Land of Doom (1986)
Post-Apocalyptic
Director: Peter Maris
Starring: Garrick Dowhen, Deborah Rennard,
Daniel Radell, Frank Garret, and Akut Duz
Availability: Unfortunately, it's widely available on
Lightning Video VHS
Posted: 1/10/07
Review by Mordicai

Of greater concern than the Russian nuclear menace of the 80’s was the proliferation of Mad Max ripoffs, a multinational threat that almost destroyed modern society as we know it. It’s hard to stand out as pedestrian in this genre, but Land of Doom drops every obligatory line and situation like an atom bomb. It looks like all originality was destroyed in the Final War as well.

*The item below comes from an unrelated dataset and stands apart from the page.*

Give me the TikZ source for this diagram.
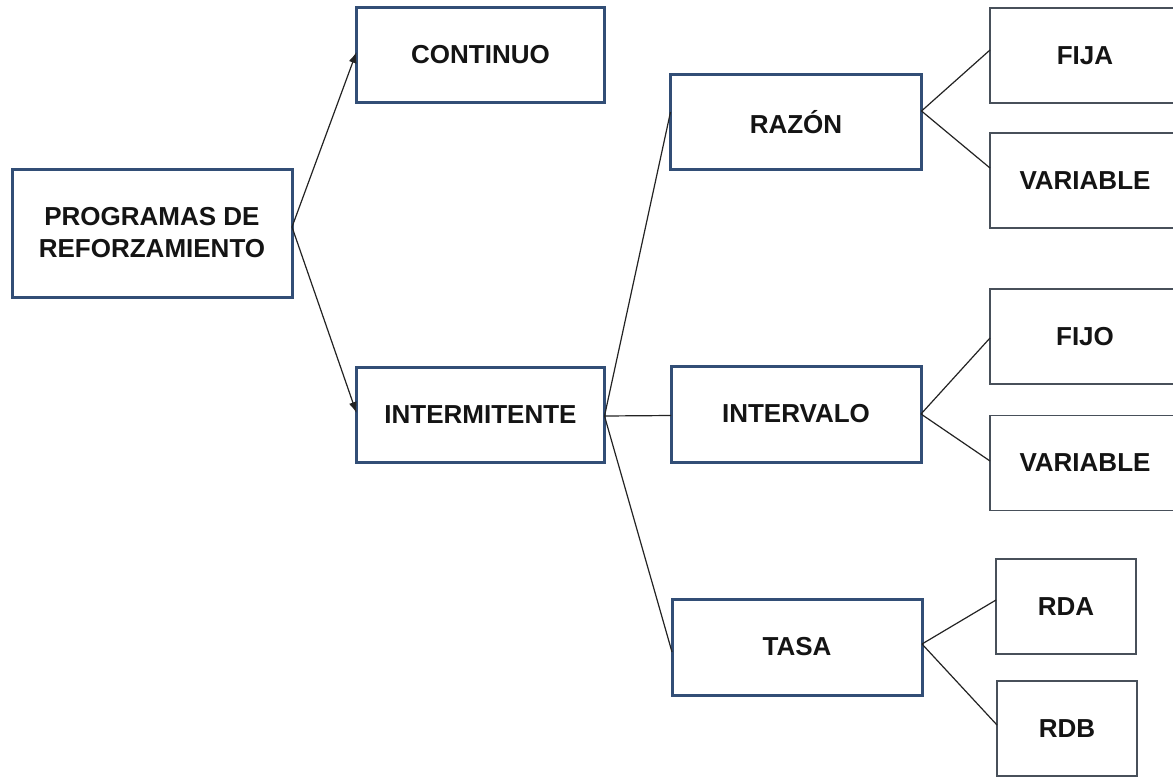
\documentclass[tikz,border=0pt]{standalone}
\usepackage{fontspec}
\setmainfont{Liberation Sans}
\usetikzlibrary{arrows.meta}
\definecolor{mainborder}{RGB}{50,78,118}
\definecolor{leafborder}{RGB}{72,80,90}
\definecolor{linkcol}{RGB}{35,35,35}
\definecolor{textcol}{RGB}{20,20,20}
\tikzset{
  mainbox/.style={draw=mainborder, line width=3pt, fill=white, rectangle, inner sep=0pt, outer sep=0pt,
    minimum height=95pt, text=textcol, font=\fontsize{26pt}{32pt}\selectfont\bfseries, align=center},
  leafbox/.style={draw=leafborder, line width=1.8pt, fill=white, rectangle, inner sep=0pt, outer sep=0pt,
    minimum height=95pt, text=textcol, font=\fontsize{26pt}{32pt}\selectfont\bfseries, align=center},
  link/.style={draw=linkcol, line width=1.2pt},
  arrowlink/.style={link, -{Latex[length=11pt,width=8pt]}}
}
\begin{document}
\begin{tikzpicture}[x=1pt, y=-1pt]
\useasboundingbox (0,0) rectangle (1173,777);
\fill[white] (0,0) rectangle (1173,777);
\clip (0,0) rectangle (1173,777);

\node[mainbox, minimum width=280pt, minimum height=128pt] (prog) at (152,233) {PROGRAMAS DE\\REFORZAMIENTO};
\node[mainbox, minimum width=248pt] (cont) at (480.5,54.5) {CONTINUO};
\node[mainbox, minimum width=248pt] (inter) at (480.5,414.5) {INTERMITENTE};

\node[mainbox, minimum width=251pt] (razon) at (796,122) {RAZÓN};
\node[mainbox, minimum width=250pt, minimum height=96pt] (intervalo) at (796,414) {INTERVALO};
\node[mainbox, minimum width=250pt, minimum height=96pt] (tasa) at (797,647) {TASA};

\node[leafbox, minimum width=190pt] (fija) at (1085,55.5) {FIJA};
\node[leafbox, minimum width=190pt] (var1) at (1085,180.5) {VARIABLE};
\node[leafbox, minimum width=190pt] (fijo) at (1085,336.5) {FIJO};
\node[leafbox, minimum width=190pt] (var2) at (1085,463) {VARIABLE};
\node[leafbox, minimum width=140pt] (rda) at (1066,606.5) {RDA};
\node[leafbox, minimum width=140pt] (rdb) at (1067,728.5) {RDB};

\draw[arrowlink] ([yshift=6pt]prog.east) -- ([yshift=2.5pt]cont.west);
\draw[arrowlink] ([yshift=6pt]prog.east) -- ([yshift=1.5pt]inter.west);

\draw[link] ([yshift=-1.5pt]inter.east) -- ([yshift=10pt]razon.west);
\draw[link] ([yshift=-1.5pt]inter.east) -- ([yshift=-1.5pt]intervalo.west);
\draw[link] ([yshift=-1.5pt]inter.east) -- ([yshift=-5pt]tasa.west);

\draw[link] ([yshift=11pt]razon.east) -- ([yshift=5.5pt]fija.west);
\draw[link] ([yshift=11pt]razon.east) -- ([yshift=12.5pt]var1.west);

\draw[link] (intervalo.east) -- ([yshift=-1.5pt]fijo.west);
\draw[link] (intervalo.east) -- ([yshift=2pt]var2.west);

\draw[link] ([yshift=3pt]tasa.east) -- ([yshift=6.5pt]rda.west);
\draw[link] ([yshift=3pt]tasa.east) -- ([yshift=3.5pt]rdb.west);
\end{tikzpicture}
\end{document}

Actually, it’s impressive how the Finnish ‘filmmakers’ seemed to nail every possible cliché. As a result, I am suffering from its fallout of stupidity.
For example, the plot: this fella Anderson, who used to be with a vicious group of cycle bandits (these movies always have them) escaped because his ideas were too liberal, or perhaps he thought the studded leather uniforms a little much. Anyway, enter Harmony, a man-wary tough chick who wears what looks like a g-string on the outside of her unflattering khaki pants. Instead of any real dialogue, they trade obvious insults at every possible opportunity, that is, whenever they are not engaged in sophomorically orchestrated fight scenes. Even the synthesizer action music is reminiscent of a syndicated television theme song.
Who cast this crap?

When we first meet Anderson he is bloodied from battle, so afterward, sometimes he remembers that he is injured and he has to grab his side and wince, but most of the time he’s fighting and making lewd remarks to our uptight heroine. Some guy named Slater has a beef with Anderson because he disfigured him or whatever. He has a motorcycle club, a leather fetish, and a harem of young actresses who probably went on to do porn. Later on, some other guy name Orland and his puppy Guinevere, conveniently enter the story right about the time when our heroes need saving. He’s only in about ten minutes of the movie, but there is a teary farewell when they are about to part ways at the end. And who would have thunk it – Anderson and Harmony share an awkward kiss that comes after little or no relationship development. Sorry to give it all away.
Don't be a hater, Slater.

The rest of this movie’s elements I am forced to sum up with “oh ands.” Oh, and there are these plague victims and cannibal rednecks. Oh, and the bad guys’ motorcycles are affixed with many pieces of flair crafted in a high school metal shop class. The motorcycles are too ludicrously cheap for words. Oh, and the main bad guy has this really cool metal gauntlet with a precarious crossbow attached to the glove. Oh, and there are Jawas.
The film ends with all three characters shrugging their shoulders, exclaiming “Here we go again!” A big question mark then appears on the screen along with the closing ‘The End’ text, promptly followed by “…or is it?” Actually, this doesn’t happen, but it might as well. Teasing a nonexistent sequel, VHS cover has the flagrantly adds ‘The Battle Begins’ to the title, a mistake previously made by Remo Williams. I lied; this is LOD after all. Anderson’s last words are “Here we go again,” my bad.
Post-apacolypse Danny DeVito
But maybe we can salvage this, like we do with all bad movies and start drinking or otherwise intoxicating ourselves. Drink every time someone asks Anderson the phrase “is that your woman?” and take another every time Harmony says “I can take care of myself” or “Don’t touch me.” Or, just drink every time something stupid happens – that should get you to where you want to be.
Most noteworthy, from a historical perspective, remains the VHS box, a prime example of fraudulent 80’s marketing. I guess that’s supposed to be Slater reaching out for your wallet, but in the movie his gauntlet is made of foil and held together by Elmer’s Glue and not nearly as awesome. And who is that Red Sonia chick? What movie did the poster artist see? But after sitting through this piece of

trash, I understand why they went with such deceptive cover art – so that suckers at the movie house and video store would be duped into viewing it (hey, it worked on me).
Much like the traditional Finnish dish, pickled herring, Land of Doom should only be enjoyed outdoors; the stench is far too overpowering otherwise. This film might have been hilarious if there weren’t already so many awful and amateurish post-apoc movies stealing its thunder. This one is pretty inept, even by the genre’s standards. Rent only at your own risk.